Sunday, November 16, 2008

Quantum of Solace review

Here be the text that appeared in the Sunday Times yesterday ^_^

The names Bond, James Bond. An iconic line for an iconic character, and a good as any introduction to the twenty second film in the long running series, Quantum of Solace. One of the sore points of the movie however, was the director Marc Forster’s (known for films such as Monsters Ball and Stranger than Fiction) decision to not have Bond utter the line. A fine point to niggle at, but a point nonetheless. The film starts chronologically straight after 2006’s Casino Royale, and doesn’t let you go until the end. Speaking of Casino Royale, if you were worried that the traditional psychedelic opening sequence would once again not have any scantily clad women in it, there’s no need to worry. There are enough giant sand covered women in the opening to satisfy anyone. 

            Bond is out for revenge following the death of Vesper Lynd (his love interest in Casino Royale, and arguably the only love in Bond’s life) and his superiors are worried that Bond’s motivations will lead to disaster. The end of the last film leads to the revelation of the mysterious organization known as Quantum, an Illuminati-like terrorist group. They are a serious threat to the world, the seriousness of which can basically be summed up in the line that Mr. White gives to Bond and M, “Well, the first thing you should know about us is, we have people everywhere.”

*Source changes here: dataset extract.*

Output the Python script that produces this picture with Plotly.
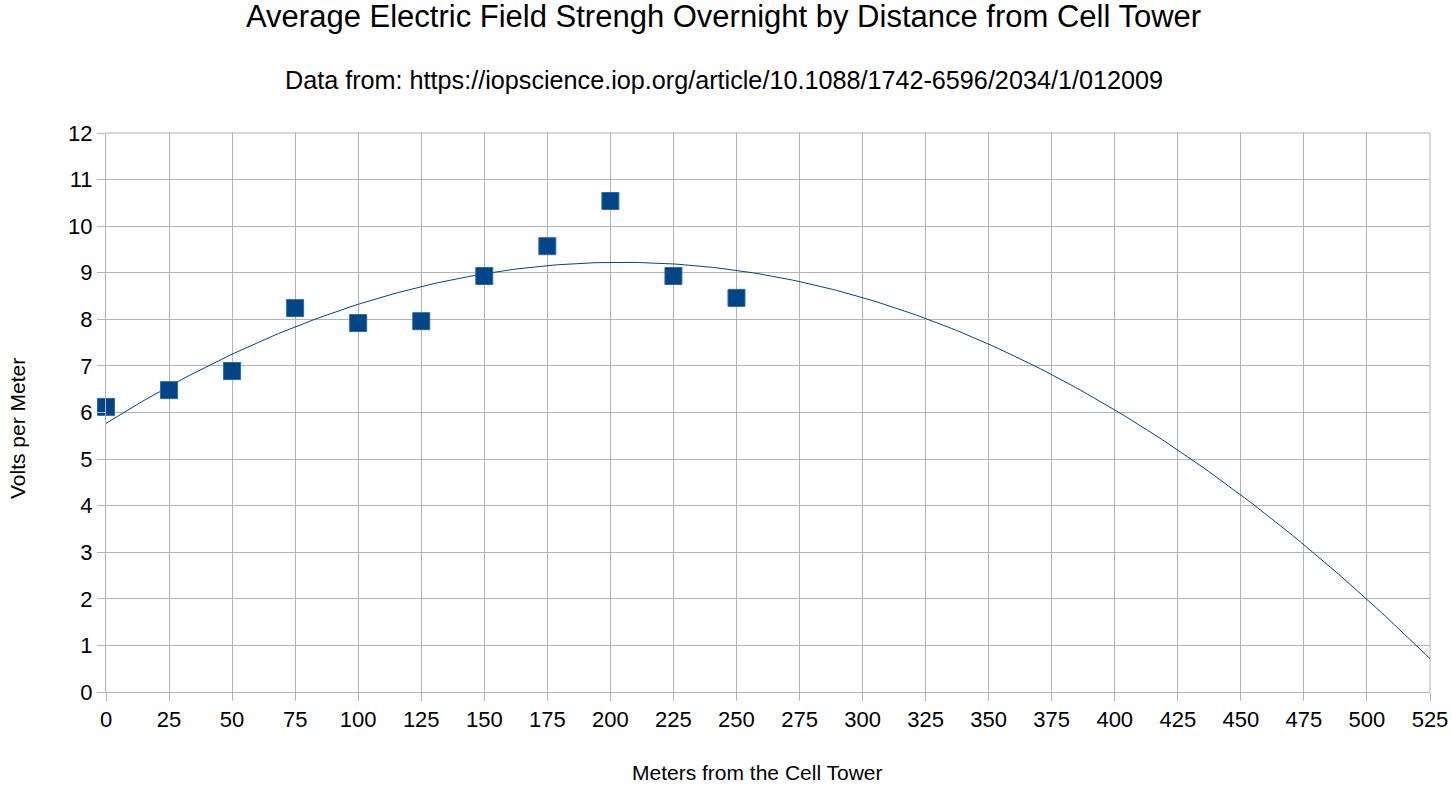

Once again, Dame Judi Dench takes up her role as M, the head of MI6. The relationship between M and Bond is given more room to breathe than in previous films, and makes for a wonderful almost mother and son dynamic.  

            Quantum has their eye set on controlling a precious resource in Bolivia, and through their environmentalist front man Dominic Greene (played by Mathieu Almaric) is well on their way to wreaking havoc through a coup. Bond’s job is to find out everything he can about them, and of course find closure.

            Daniel Craig is once again excellent as Bond, portraying a cold, sexy and ruthless man, whose broken heart keeps him awake at night. The action sequences are all brilliant, many of them looking quite painful to watch. Craig in fact suffered several injuries while shooting the film, one requiring eight stitches to his face, and another incident in which his fingertip was sliced off. One of the gripes that I’ve heard about the new direction the Bond series is taking is that it seems to be moving away from the one-liners and the fantastic. The film is grounded in reality, with themes such as oil and water being important resources that a large majority of the world need, and even the recent stock market crash being mentioned.

            What this means though, is that we don’t get villains like Jaws or Oddjob (the man with the killer bowler hat) instead we get Dominic Greene who looks just like your average businessman. With films like Taken and the Bourne series though, it’s no wonder that Bond has had to reinvent itself to keep up with the times, and it makes a marvelous movie and is lots of fun to watch.

            Some of the plot is a bit hard to follow at times, and Bond never feels much like he’s threatened at all by the bad guys. But, these are small points in an overall quality and surprisingly beautiful film. The stunning vistas, attractive women and bombastic action pull you into the experience. It is Bond, and it is good.